— start DATA SHOWN —
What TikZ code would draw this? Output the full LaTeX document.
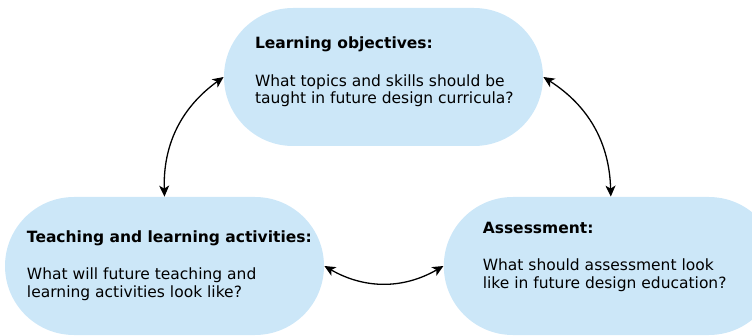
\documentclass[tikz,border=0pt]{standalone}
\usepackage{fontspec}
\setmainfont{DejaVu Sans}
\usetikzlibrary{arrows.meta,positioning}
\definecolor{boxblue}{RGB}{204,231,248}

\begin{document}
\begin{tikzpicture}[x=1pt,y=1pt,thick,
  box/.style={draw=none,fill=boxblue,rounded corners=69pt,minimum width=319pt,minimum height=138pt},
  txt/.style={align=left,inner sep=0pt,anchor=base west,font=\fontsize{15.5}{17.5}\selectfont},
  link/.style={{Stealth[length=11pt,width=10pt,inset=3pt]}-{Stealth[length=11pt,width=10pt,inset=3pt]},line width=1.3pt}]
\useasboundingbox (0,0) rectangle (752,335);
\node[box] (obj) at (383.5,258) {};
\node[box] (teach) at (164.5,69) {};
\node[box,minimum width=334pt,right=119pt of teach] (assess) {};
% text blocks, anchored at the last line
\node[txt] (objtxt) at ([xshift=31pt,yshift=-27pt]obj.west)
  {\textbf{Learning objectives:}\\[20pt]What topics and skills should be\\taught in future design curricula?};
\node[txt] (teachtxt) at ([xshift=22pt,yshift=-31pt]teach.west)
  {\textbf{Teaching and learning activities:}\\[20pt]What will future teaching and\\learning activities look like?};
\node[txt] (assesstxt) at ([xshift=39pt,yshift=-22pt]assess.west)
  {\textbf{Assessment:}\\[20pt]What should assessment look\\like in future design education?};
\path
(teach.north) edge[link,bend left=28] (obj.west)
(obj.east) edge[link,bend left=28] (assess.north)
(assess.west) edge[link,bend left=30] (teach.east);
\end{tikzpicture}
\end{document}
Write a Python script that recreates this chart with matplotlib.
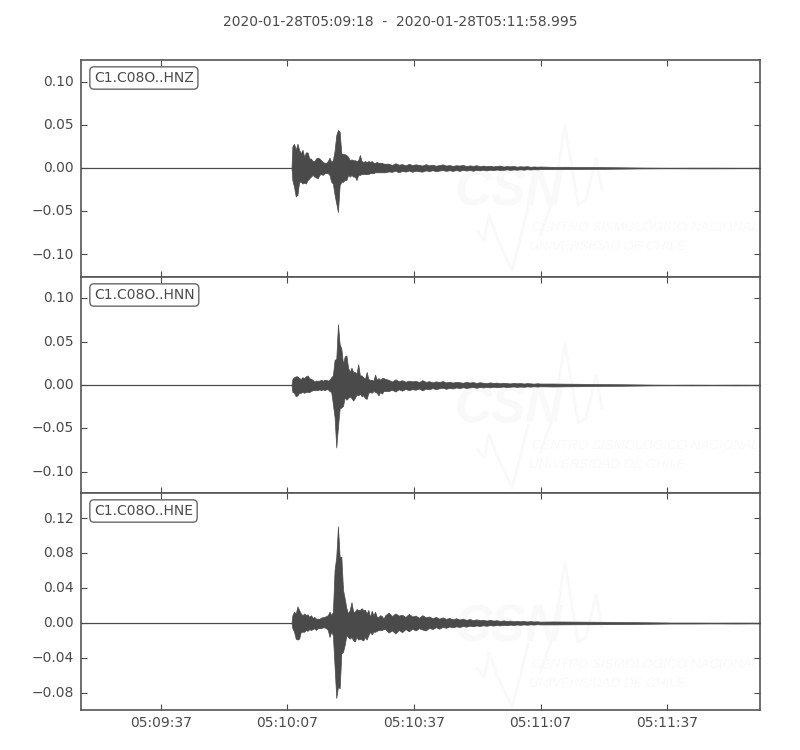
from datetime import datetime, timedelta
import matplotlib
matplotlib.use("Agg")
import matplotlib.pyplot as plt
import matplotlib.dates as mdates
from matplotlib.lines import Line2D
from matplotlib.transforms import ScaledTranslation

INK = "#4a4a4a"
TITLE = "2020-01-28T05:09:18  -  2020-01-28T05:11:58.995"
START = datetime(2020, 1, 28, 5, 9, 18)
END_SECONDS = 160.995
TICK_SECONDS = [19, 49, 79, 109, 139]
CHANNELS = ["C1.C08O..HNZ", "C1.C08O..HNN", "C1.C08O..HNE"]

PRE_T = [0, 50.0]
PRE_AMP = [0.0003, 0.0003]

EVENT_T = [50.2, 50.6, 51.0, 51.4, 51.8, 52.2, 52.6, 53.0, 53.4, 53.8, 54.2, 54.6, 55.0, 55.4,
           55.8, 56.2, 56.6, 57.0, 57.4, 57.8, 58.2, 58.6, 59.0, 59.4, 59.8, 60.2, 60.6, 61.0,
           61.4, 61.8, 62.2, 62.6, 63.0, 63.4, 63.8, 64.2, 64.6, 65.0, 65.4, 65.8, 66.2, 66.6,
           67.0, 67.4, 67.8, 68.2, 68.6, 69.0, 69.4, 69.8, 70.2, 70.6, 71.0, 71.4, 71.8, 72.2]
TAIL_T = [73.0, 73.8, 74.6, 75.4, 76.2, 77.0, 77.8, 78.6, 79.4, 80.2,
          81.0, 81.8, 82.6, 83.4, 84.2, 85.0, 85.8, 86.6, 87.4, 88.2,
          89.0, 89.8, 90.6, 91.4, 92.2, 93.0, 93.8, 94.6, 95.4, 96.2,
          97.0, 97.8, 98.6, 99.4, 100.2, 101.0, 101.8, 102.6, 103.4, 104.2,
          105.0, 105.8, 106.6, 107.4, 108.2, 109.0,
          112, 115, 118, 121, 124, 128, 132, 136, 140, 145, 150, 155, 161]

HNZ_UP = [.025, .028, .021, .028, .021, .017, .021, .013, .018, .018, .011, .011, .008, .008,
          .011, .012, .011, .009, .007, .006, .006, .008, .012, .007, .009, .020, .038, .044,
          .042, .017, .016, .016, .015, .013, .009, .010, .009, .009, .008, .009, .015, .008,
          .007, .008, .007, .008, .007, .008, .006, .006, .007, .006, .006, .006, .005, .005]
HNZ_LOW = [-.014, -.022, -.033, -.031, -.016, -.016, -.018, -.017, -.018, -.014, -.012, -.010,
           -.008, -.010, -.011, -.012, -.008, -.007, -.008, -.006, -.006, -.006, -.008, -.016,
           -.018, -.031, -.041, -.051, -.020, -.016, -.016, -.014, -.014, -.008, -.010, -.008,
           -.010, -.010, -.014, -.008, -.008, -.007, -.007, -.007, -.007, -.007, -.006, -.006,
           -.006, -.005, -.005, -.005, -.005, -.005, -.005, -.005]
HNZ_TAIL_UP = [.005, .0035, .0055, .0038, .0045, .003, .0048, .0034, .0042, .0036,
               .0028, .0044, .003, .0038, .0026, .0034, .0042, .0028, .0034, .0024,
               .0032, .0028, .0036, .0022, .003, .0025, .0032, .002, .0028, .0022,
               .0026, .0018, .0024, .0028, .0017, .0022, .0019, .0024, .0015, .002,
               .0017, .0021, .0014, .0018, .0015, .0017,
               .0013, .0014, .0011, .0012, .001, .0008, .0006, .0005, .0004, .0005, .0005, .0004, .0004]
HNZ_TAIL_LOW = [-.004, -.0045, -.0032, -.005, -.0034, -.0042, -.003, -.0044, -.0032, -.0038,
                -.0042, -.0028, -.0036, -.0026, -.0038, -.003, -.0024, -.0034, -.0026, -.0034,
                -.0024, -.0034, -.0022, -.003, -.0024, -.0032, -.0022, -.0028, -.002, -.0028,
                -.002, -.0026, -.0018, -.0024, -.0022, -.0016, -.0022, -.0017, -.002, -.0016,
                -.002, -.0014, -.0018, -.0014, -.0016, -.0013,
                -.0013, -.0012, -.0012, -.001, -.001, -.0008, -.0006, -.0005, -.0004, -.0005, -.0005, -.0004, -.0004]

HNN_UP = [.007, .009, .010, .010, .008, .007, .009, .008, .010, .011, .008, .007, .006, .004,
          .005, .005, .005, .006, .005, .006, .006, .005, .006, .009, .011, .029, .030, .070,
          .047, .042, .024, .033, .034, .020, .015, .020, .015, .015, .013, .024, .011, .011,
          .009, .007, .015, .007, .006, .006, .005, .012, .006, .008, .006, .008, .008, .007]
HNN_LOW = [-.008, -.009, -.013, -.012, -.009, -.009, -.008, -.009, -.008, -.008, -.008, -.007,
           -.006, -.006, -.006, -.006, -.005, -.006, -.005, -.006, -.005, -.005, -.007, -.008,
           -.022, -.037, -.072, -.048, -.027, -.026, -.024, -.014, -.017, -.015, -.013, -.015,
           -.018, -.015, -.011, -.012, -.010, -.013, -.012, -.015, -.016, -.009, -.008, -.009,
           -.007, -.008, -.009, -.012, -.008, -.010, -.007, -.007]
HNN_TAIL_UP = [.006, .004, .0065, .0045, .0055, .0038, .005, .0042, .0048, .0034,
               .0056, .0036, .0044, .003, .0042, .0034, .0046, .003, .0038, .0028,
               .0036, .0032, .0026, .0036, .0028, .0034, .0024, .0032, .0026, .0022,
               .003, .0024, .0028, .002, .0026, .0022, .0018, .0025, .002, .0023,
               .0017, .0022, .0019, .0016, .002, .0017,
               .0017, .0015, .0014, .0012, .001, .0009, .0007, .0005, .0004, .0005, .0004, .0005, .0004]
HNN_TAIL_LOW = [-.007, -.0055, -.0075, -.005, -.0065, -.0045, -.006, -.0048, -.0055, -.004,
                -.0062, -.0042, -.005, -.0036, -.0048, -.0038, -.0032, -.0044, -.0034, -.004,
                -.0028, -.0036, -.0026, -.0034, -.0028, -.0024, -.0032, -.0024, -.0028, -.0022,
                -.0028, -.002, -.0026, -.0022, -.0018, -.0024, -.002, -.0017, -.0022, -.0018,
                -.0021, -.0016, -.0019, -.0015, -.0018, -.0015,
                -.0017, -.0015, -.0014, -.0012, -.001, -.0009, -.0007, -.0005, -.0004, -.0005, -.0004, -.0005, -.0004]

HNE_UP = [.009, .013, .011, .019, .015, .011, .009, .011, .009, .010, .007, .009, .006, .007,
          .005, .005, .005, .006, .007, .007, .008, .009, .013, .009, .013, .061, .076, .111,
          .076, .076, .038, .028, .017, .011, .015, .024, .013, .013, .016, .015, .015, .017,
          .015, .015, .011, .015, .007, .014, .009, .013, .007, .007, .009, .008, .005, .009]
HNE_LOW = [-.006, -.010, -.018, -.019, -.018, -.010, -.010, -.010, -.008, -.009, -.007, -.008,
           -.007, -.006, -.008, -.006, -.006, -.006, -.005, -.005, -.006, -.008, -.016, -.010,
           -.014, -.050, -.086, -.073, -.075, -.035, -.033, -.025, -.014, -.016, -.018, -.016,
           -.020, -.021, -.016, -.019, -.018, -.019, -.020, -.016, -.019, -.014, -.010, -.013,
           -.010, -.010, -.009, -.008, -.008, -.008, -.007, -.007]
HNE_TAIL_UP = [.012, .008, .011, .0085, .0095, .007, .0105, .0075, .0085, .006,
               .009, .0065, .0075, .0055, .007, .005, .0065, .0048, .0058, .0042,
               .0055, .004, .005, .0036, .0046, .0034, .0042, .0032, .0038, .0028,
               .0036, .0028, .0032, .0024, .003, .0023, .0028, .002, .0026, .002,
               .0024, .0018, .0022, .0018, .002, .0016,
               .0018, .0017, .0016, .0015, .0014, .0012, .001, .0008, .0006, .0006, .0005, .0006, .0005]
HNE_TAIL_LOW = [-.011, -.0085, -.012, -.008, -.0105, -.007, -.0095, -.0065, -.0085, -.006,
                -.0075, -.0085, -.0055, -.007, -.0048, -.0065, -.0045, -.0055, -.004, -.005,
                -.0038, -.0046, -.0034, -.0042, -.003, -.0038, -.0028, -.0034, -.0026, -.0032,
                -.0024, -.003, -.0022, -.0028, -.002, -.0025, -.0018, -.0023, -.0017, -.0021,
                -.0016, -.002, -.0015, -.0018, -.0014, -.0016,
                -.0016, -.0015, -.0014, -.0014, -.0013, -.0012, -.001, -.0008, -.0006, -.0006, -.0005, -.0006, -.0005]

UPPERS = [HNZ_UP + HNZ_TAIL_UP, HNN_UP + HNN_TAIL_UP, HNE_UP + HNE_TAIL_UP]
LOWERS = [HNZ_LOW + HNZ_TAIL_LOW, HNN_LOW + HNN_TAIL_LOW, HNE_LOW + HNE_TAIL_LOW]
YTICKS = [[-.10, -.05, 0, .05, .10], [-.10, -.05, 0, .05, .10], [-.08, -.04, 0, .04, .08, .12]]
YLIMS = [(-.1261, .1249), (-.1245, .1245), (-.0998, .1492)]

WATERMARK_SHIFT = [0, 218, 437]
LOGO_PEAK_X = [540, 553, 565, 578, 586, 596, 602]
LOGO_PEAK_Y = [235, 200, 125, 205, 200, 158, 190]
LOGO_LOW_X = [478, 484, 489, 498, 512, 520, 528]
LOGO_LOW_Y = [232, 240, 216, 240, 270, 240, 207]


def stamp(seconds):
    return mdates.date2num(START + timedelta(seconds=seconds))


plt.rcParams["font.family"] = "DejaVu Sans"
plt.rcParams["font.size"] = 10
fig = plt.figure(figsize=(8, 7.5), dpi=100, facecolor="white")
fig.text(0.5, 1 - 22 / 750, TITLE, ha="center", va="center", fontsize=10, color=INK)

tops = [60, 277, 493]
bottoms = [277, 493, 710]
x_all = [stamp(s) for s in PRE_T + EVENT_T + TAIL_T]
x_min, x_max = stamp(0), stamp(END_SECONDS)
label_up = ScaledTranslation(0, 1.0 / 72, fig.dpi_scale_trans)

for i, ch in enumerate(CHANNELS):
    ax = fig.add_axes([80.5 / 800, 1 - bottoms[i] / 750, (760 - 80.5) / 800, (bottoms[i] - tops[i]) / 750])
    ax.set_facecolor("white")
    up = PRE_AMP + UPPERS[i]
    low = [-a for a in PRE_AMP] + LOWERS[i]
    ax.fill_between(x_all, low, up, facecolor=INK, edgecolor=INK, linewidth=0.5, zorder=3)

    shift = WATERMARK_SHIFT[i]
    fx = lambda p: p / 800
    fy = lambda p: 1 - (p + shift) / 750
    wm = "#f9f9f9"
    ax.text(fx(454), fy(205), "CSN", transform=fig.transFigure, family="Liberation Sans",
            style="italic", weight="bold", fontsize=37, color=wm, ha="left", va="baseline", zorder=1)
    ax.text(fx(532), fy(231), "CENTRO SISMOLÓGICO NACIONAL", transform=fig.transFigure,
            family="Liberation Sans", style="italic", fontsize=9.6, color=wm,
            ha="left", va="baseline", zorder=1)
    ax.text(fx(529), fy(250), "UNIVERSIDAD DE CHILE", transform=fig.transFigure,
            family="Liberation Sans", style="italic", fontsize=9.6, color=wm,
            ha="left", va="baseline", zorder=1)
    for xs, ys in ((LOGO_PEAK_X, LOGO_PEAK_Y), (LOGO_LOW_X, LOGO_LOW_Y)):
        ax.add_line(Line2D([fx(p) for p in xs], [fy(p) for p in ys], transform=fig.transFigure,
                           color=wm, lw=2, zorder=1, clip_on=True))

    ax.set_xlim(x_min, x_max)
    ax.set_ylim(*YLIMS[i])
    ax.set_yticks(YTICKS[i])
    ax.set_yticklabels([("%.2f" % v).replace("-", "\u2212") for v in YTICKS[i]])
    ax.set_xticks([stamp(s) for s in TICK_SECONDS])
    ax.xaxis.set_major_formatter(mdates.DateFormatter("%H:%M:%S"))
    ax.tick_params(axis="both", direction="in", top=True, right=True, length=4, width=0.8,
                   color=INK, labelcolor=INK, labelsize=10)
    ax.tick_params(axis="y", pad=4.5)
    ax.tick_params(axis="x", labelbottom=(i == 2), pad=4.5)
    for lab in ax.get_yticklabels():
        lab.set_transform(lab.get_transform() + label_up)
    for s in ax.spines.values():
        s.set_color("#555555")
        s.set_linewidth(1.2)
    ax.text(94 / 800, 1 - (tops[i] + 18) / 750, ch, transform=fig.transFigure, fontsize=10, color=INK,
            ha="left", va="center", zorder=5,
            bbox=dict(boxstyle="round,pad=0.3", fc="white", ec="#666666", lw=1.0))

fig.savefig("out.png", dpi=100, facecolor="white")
— end DATA SHOWN —
**DIRECTIONS**
Output nothing except the lines from the one containing "Write a Python" through the one containing "150, 155, 161]", both kept, with the pictures removed.

**RESPONSE BELOW**
Write a Python script that recreates this chart with matplotlib.
from datetime import datetime, timedelta
import matplotlib
matplotlib.use("Agg")
import matplotlib.pyplot as plt
import matplotlib.dates as mdates
from matplotlib.lines import Line2D
from matplotlib.transforms import ScaledTranslation

INK = "#4a4a4a"
TITLE = "2020-01-28T05:09:18  -  2020-01-28T05:11:58.995"
START = datetime(2020, 1, 28, 5, 9, 18)
END_SECONDS = 160.995
TICK_SECONDS = [19, 49, 79, 109, 139]
CHANNELS = ["C1.C08O..HNZ", "C1.C08O..HNN", "C1.C08O..HNE"]

PRE_T = [0, 50.0]
PRE_AMP = [0.0003, 0.0003]

EVENT_T = [50.2, 50.6, 51.0, 51.4, 51.8, 52.2, 52.6, 53.0, 53.4, 53.8, 54.2, 54.6, 55.0, 55.4,
           55.8, 56.2, 56.6, 57.0, 57.4, 57.8, 58.2, 58.6, 59.0, 59.4, 59.8, 60.2, 60.6, 61.0,
           61.4, 61.8, 62.2, 62.6, 63.0, 63.4, 63.8, 64.2, 64.6, 65.0, 65.4, 65.8, 66.2, 66.6,
           67.0, 67.4, 67.8, 68.2, 68.6, 69.0, 69.4, 69.8, 70.2, 70.6, 71.0, 71.4, 71.8, 72.2]
TAIL_T = [73.0, 73.8, 74.6, 75.4, 76.2, 77.0, 77.8, 78.6, 79.4, 80.2,
          81.0, 81.8, 82.6, 83.4, 84.2, 85.0, 85.8, 86.6, 87.4, 88.2,
          89.0, 89.8, 90.6, 91.4, 92.2, 93.0, 93.8, 94.6, 95.4, 96.2,
          97.0, 97.8, 98.6, 99.4, 100.2, 101.0, 101.8, 102.6, 103.4, 104.2,
          105.0, 105.8, 106.6, 107.4, 108.2, 109.0,
          112, 115, 118, 121, 124, 128, 132, 136, 140, 145, 150, 155, 161]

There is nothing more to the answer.